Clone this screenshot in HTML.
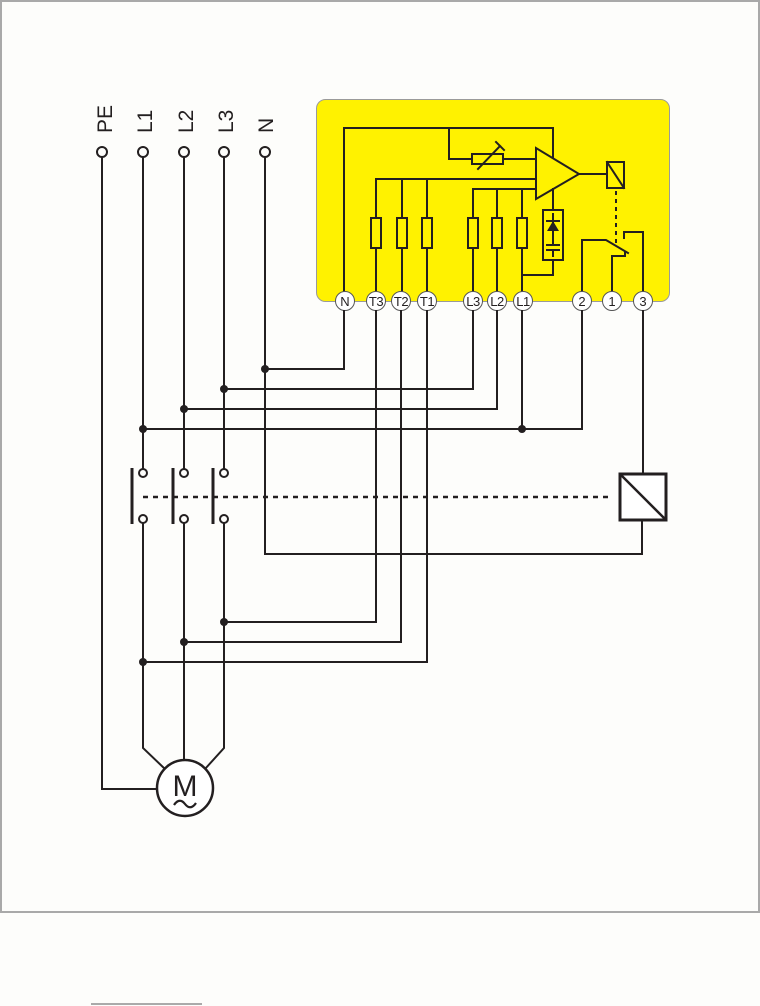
<!DOCTYPE html>
<html><head><meta charset="utf-8"><style>
html,body{margin:0;padding:0;background:#fdfdfb;}
svg{display:block;}
text{font-family:"Liberation Sans",Arial,sans-serif;fill:#231f20;}
</style></head><body>
<svg width="760" height="1006" viewBox="0 0 760 1006" xmlns="http://www.w3.org/2000/svg">
<rect x="0" y="0" width="760" height="1006" fill="#fdfdfb"/>
<rect x="1" y="1" width="758" height="911" fill="none" stroke="#a9a9a9" stroke-width="2"/>
<rect x="91" y="1003" width="111" height="2" fill="#aaa"/>

<!-- yellow box -->
<rect x="316.5" y="99.5" width="353" height="202" rx="9" ry="9" fill="#fff200" stroke="#9a9a9a" stroke-width="1"/>

<g stroke="#231f20" stroke-width="2" fill="none" stroke-linecap="square">
  <polyline points="344,292 344,128 553,128 553,158"/>
  <polyline points="449,128 449,159 472,159"/>
  <line x1="503" y1="159" x2="536" y2="159"/>
  <rect x="472" y="154" width="31" height="10" fill="#fff200"/>
  <line x1="478" y1="169" x2="500" y2="146"/>
  <line x1="496" y1="142" x2="504" y2="150"/>
  <line x1="376" y1="179" x2="536" y2="179"/>
  <line x1="376" y1="179" x2="376" y2="292"/>
  <line x1="402" y1="179" x2="402" y2="292"/>
  <line x1="427" y1="179" x2="427" y2="292"/>
  <line x1="473" y1="189" x2="536" y2="189"/>
  <line x1="473" y1="189" x2="473" y2="292"/>
  <line x1="497" y1="189" x2="497" y2="292"/>
  <line x1="522" y1="189" x2="522" y2="292"/>
  <rect x="371" y="218" width="10" height="30" fill="#fff200"/>
  <rect x="397" y="218" width="10" height="30" fill="#fff200"/>
  <rect x="422" y="218" width="10" height="30" fill="#fff200"/>
  <rect x="468" y="218" width="10" height="30" fill="#fff200"/>
  <rect x="492" y="218" width="10" height="30" fill="#fff200"/>
  <rect x="517" y="218" width="10" height="30" fill="#fff200"/>
  <polygon points="536,148 536,199 579,174" fill="#fff200" stroke-linejoin="miter"/>
  <line x1="579" y1="174" x2="607" y2="174"/>
  <rect x="607" y="162" width="17" height="26" fill="#fff200"/>
  <line x1="607" y1="162" x2="624" y2="188"/>
  <line x1="553" y1="189" x2="553" y2="210"/>
  <rect x="543" y="210" width="20" height="50" fill="#fff200"/>
  <polyline points="553,260 553,275 522,275"/>
  <line x1="553" y1="214" x2="553" y2="236"/>
  <line x1="547" y1="221" x2="559" y2="221"/>
  <line x1="553" y1="238" x2="553" y2="245"/>
  <line x1="547" y1="245" x2="559" y2="245"/>
  <line x1="547" y1="250" x2="559" y2="250"/>
  <line x1="553" y1="250" x2="553" y2="256"/>
  <line x1="616" y1="191" x2="616" y2="243" stroke-dasharray="4,4" stroke-linecap="butt"/>
  <polyline points="582,292 582,240 606,240 628,253"/>
  <polyline points="612,292 612,256 625,256 625,252"/>
  <polyline points="643,292 643,232 624,232 624,238"/>
</g>
<polygon points="553,221 547,231 559,231" fill="#231f20"/>

<g stroke="#555" stroke-width="1" fill="#fff">
  <circle cx="345" cy="301" r="9.5"/>
  <circle cx="376" cy="301" r="9.5"/>
  <circle cx="401" cy="301" r="9.5"/>
  <circle cx="427" cy="301" r="9.5"/>
  <circle cx="473" cy="301" r="9.5"/>
  <circle cx="497" cy="301" r="9.5"/>
  <circle cx="523" cy="301" r="9.5"/>
  <circle cx="582" cy="301" r="9.5"/>
  <circle cx="612" cy="301" r="9.5"/>
  <circle cx="643" cy="301" r="9.5"/>
</g>
<g font-size="13" text-anchor="middle">
  <text x="345" y="306">N</text>
  <text x="376" y="306" letter-spacing="-0.5">T3</text>
  <text x="401" y="306" letter-spacing="-0.5">T2</text>
  <text x="427" y="306" letter-spacing="-0.5">T1</text>
  <text x="473" y="306" letter-spacing="-0.5">L3</text>
  <text x="497" y="306" letter-spacing="-0.5">L2</text>
  <text x="523" y="306" letter-spacing="-0.5">L1</text>
  <text x="582" y="306">2</text>
  <text x="612" y="306">1</text>
  <text x="643" y="306">3</text>
</g>

<g font-size="21">
  <text transform="translate(112,133) rotate(-90)">PE</text>
  <text transform="translate(152,133) rotate(-90)">L1</text>
  <text transform="translate(193,133) rotate(-90)">L2</text>
  <text transform="translate(233,133) rotate(-90)">L3</text>
  <text transform="translate(273,133) rotate(-90)">N</text>
</g>

<g stroke="#231f20" stroke-width="2" fill="none">
  <circle cx="102" cy="152" r="5"/>
  <circle cx="143" cy="152" r="5"/>
  <circle cx="184" cy="152" r="5"/>
  <circle cx="224" cy="152" r="5"/>
  <circle cx="265" cy="152" r="5"/>
  <polyline points="102,157 102,789 157,789"/>
  <line x1="143" y1="157" x2="143" y2="469"/>
  <line x1="184" y1="157" x2="184" y2="469"/>
  <line x1="224" y1="157" x2="224" y2="469"/>
  <polyline points="265,157 265,554 642,554 642,520"/>
  <polyline points="265,369 344,369 344,310"/>
  <polyline points="224,389 473,389 473,310"/>
  <polyline points="184,409 497,409 497,310"/>
  <polyline points="143,429 582,429 582,310"/>
  <line x1="522" y1="429" x2="522" y2="310"/>
  <line x1="643" y1="310" x2="643" y2="473"/>
  <circle cx="143" cy="473" r="4"/>
  <circle cx="184" cy="473" r="4"/>
  <circle cx="224" cy="473" r="4"/>
  <circle cx="143" cy="519" r="4"/>
  <circle cx="184" cy="519" r="4"/>
  <circle cx="224" cy="519" r="4"/>
  <line x1="132" y1="468" x2="132" y2="524" stroke-width="3"/>
  <line x1="173" y1="468" x2="173" y2="524" stroke-width="3"/>
  <line x1="213" y1="468" x2="213" y2="524" stroke-width="3"/>
  <line x1="143" y1="497" x2="612" y2="497" stroke-width="2.5" stroke-dasharray="5,5"/>
  <rect x="620" y="474" width="46" height="46" stroke-width="3" fill="#fff"/>
  <line x1="620" y1="474" x2="666" y2="520" stroke-width="2.5"/>
  <polyline points="143,523 143,748 165,769"/>
  <line x1="184" y1="523" x2="184" y2="760"/>
  <polyline points="224,523 224,748 205,769"/>
  <polyline points="376,310 376,622 224,622"/>
  <polyline points="401,310 401,642 184,642"/>
  <polyline points="427,310 427,662 143,662"/>
  <circle cx="185" cy="788" r="28" stroke-width="2.5" fill="#fff"/>
  <path d="M174,805 C178,799 182,800 185,804 C188,808 192,809 196,803" stroke-width="2.2"/>
</g>
<text x="185" y="796" font-size="30" text-anchor="middle">M</text>

<g fill="#231f20">
  <circle cx="265" cy="369" r="4"/>
  <circle cx="224" cy="389" r="4"/>
  <circle cx="184" cy="409" r="4"/>
  <circle cx="143" cy="429" r="4"/>
  <circle cx="522" cy="429" r="4"/>
  <circle cx="224" cy="622" r="4"/>
  <circle cx="184" cy="642" r="4"/>
  <circle cx="143" cy="662" r="4"/>
</g>
</svg>
</body></html>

=-=-=-=-=

* Instructions to follow
Write out each line of the data exactly; the images should be left out.

* Answer to this exercise
Clone this screenshot in HTML.
<!DOCTYPE html>
<html><head><meta charset="utf-8"><style>
html,body{margin:0;padding:0;background:#fdfdfb;}
svg{display:block;}
text{font-family:"Liberation Sans",Arial,sans-serif;fill:#231f20;}
</style></head><body>
<svg width="760" height="1006" viewBox="0 0 760 1006" xmlns="http://www.w3.org/2000/svg">
<rect x="0" y="0" width="760" height="1006" fill="#fdfdfb"/>
<rect x="1" y="1" width="758" height="911" fill="none" stroke="#a9a9a9" stroke-width="2"/>
<rect x="91" y="1003" width="111" height="2" fill="#aaa"/>

<!-- yellow box -->
<rect x="316.5" y="99.5" width="353" height="202" rx="9" ry="9" fill="#fff200" stroke="#9a9a9a" stroke-width="1"/>

<g stroke="#231f20" stroke-width="2" fill="none" stroke-linecap="square">
  <polyline points="344,292 344,128 553,128 553,158"/>
  <polyline points="449,128 449,159 472,159"/>
  <line x1="503" y1="159" x2="536" y2="159"/>
  <rect x="472" y="154" width="31" height="10" fill="#fff200"/>
  <line x1="478" y1="169" x2="500" y2="146"/>
  <line x1="496" y1="142" x2="504" y2="150"/>
  <line x1="376" y1="179" x2="536" y2="179"/>
  <line x1="376" y1="179" x2="376" y2="292"/>
  <line x1="402" y1="179" x2="402" y2="292"/>
  <line x1="427" y1="179" x2="427" y2="292"/>
  <line x1="473" y1="189" x2="536" y2="189"/>
  <line x1="473" y1="189" x2="473" y2="292"/>
  <line x1="497" y1="189" x2="497" y2="292"/>
  <line x1="522" y1="189" x2="522" y2="292"/>
  <rect x="371" y="218" width="10" height="30" fill="#fff200"/>
  <rect x="397" y="218" width="10" height="30" fill="#fff200"/>
  <rect x="422" y="218" width="10" height="30" fill="#fff200"/>
  <rect x="468" y="218" width="10" height="30" fill="#fff200"/>
  <rect x="492" y="218" width="10" height="30" fill="#fff200"/>
  <rect x="517" y="218" width="10" height="30" fill="#fff200"/>
  <polygon points="536,148 536,199 579,174" fill="#fff200" stroke-linejoin="miter"/>
  <line x1="579" y1="174" x2="607" y2="174"/>
  <rect x="607" y="162" width="17" height="26" fill="#fff200"/>
  <line x1="607" y1="162" x2="624" y2="188"/>
  <line x1="553" y1="189" x2="553" y2="210"/>
  <rect x="543" y="210" width="20" height="50" fill="#fff200"/>
  <polyline points="553,260 553,275 522,275"/>
  <line x1="553" y1="214" x2="553" y2="236"/>
  <line x1="547" y1="221" x2="559" y2="221"/>
  <line x1="553" y1="238" x2="553" y2="245"/>
  <line x1="547" y1="245" x2="559" y2="245"/>
  <line x1="547" y1="250" x2="559" y2="250"/>
  <line x1="553" y1="250" x2="553" y2="256"/>
  <line x1="616" y1="191" x2="616" y2="243" stroke-dasharray="4,4" stroke-linecap="butt"/>
  <polyline points="582,292 582,240 606,240 628,253"/>
  <polyline points="612,292 612,256 625,256 625,252"/>
  <polyline points="643,292 643,232 624,232 624,238"/>
</g>
<polygon points="553,221 547,231 559,231" fill="#231f20"/>

<g stroke="#555" stroke-width="1" fill="#fff">
  <circle cx="345" cy="301" r="9.5"/>
  <circle cx="376" cy="301" r="9.5"/>
  <circle cx="401" cy="301" r="9.5"/>
  <circle cx="427" cy="301" r="9.5"/>
  <circle cx="473" cy="301" r="9.5"/>
  <circle cx="497" cy="301" r="9.5"/>
  <circle cx="523" cy="301" r="9.5"/>
  <circle cx="582" cy="301" r="9.5"/>
  <circle cx="612" cy="301" r="9.5"/>
  <circle cx="643" cy="301" r="9.5"/>
</g>
<g font-size="13" text-anchor="middle">
  <text x="345" y="306">N</text>
  <text x="376" y="306" letter-spacing="-0.5">T3</text>
  <text x="401" y="306" letter-spacing="-0.5">T2</text>
  <text x="427" y="306" letter-spacing="-0.5">T1</text>
  <text x="473" y="306" letter-spacing="-0.5">L3</text>
  <text x="497" y="306" letter-spacing="-0.5">L2</text>
  <text x="523" y="306" letter-spacing="-0.5">L1</text>
  <text x="582" y="306">2</text>
  <text x="612" y="306">1</text>
  <text x="643" y="306">3</text>
</g>

<g font-size="21">
  <text transform="translate(112,133) rotate(-90)">PE</text>
  <text transform="translate(152,133) rotate(-90)">L1</text>
  <text transform="translate(193,133) rotate(-90)">L2</text>
  <text transform="translate(233,133) rotate(-90)">L3</text>
  <text transform="translate(273,133) rotate(-90)">N</text>
</g>

<g stroke="#231f20" stroke-width="2" fill="none">
  <circle cx="102" cy="152" r="5"/>
  <circle cx="143" cy="152" r="5"/>
  <circle cx="184" cy="152" r="5"/>
  <circle cx="224" cy="152" r="5"/>
  <circle cx="265" cy="152" r="5"/>
  <polyline points="102,157 102,789 157,789"/>
  <line x1="143" y1="157" x2="143" y2="469"/>
  <line x1="184" y1="157" x2="184" y2="469"/>
  <line x1="224" y1="157" x2="224" y2="469"/>
  <polyline points="265,157 265,554 642,554 642,520"/>
  <polyline points="265,369 344,369 344,310"/>
  <polyline points="224,389 473,389 473,310"/>
  <polyline points="184,409 497,409 497,310"/>
  <polyline points="143,429 582,429 582,310"/>
  <line x1="522" y1="429" x2="522" y2="310"/>
  <line x1="643" y1="310" x2="643" y2="473"/>
  <circle cx="143" cy="473" r="4"/>
  <circle cx="184" cy="473" r="4"/>
  <circle cx="224" cy="473" r="4"/>
  <circle cx="143" cy="519" r="4"/>
  <circle cx="184" cy="519" r="4"/>
  <circle cx="224" cy="519" r="4"/>
  <line x1="132" y1="468" x2="132" y2="524" stroke-width="3"/>
  <line x1="173" y1="468" x2="173" y2="524" stroke-width="3"/>
  <line x1="213" y1="468" x2="213" y2="524" stroke-width="3"/>
  <line x1="143" y1="497" x2="612" y2="497" stroke-width="2.5" stroke-dasharray="5,5"/>
  <rect x="620" y="474" width="46" height="46" stroke-width="3" fill="#fff"/>
  <line x1="620" y1="474" x2="666" y2="520" stroke-width="2.5"/>
  <polyline points="143,523 143,748 165,769"/>
  <line x1="184" y1="523" x2="184" y2="760"/>
  <polyline points="224,523 224,748 205,769"/>
  <polyline points="376,310 376,622 224,622"/>
  <polyline points="401,310 401,642 184,642"/>
  <polyline points="427,310 427,662 143,662"/>
  <circle cx="185" cy="788" r="28" stroke-width="2.5" fill="#fff"/>
  <path d="M174,805 C178,799 182,800 185,804 C188,808 192,809 196,803" stroke-width="2.2"/>
</g>
<text x="185" y="796" font-size="30" text-anchor="middle">M</text>

<g fill="#231f20">
  <circle cx="265" cy="369" r="4"/>
  <circle cx="224" cy="389" r="4"/>
  <circle cx="184" cy="409" r="4"/>
  <circle cx="143" cy="429" r="4"/>
  <circle cx="522" cy="429" r="4"/>
  <circle cx="224" cy="622" r="4"/>
  <circle cx="184" cy="642" r="4"/>
  <circle cx="143" cy="662" r="4"/>
</g>
</svg>
</body></html>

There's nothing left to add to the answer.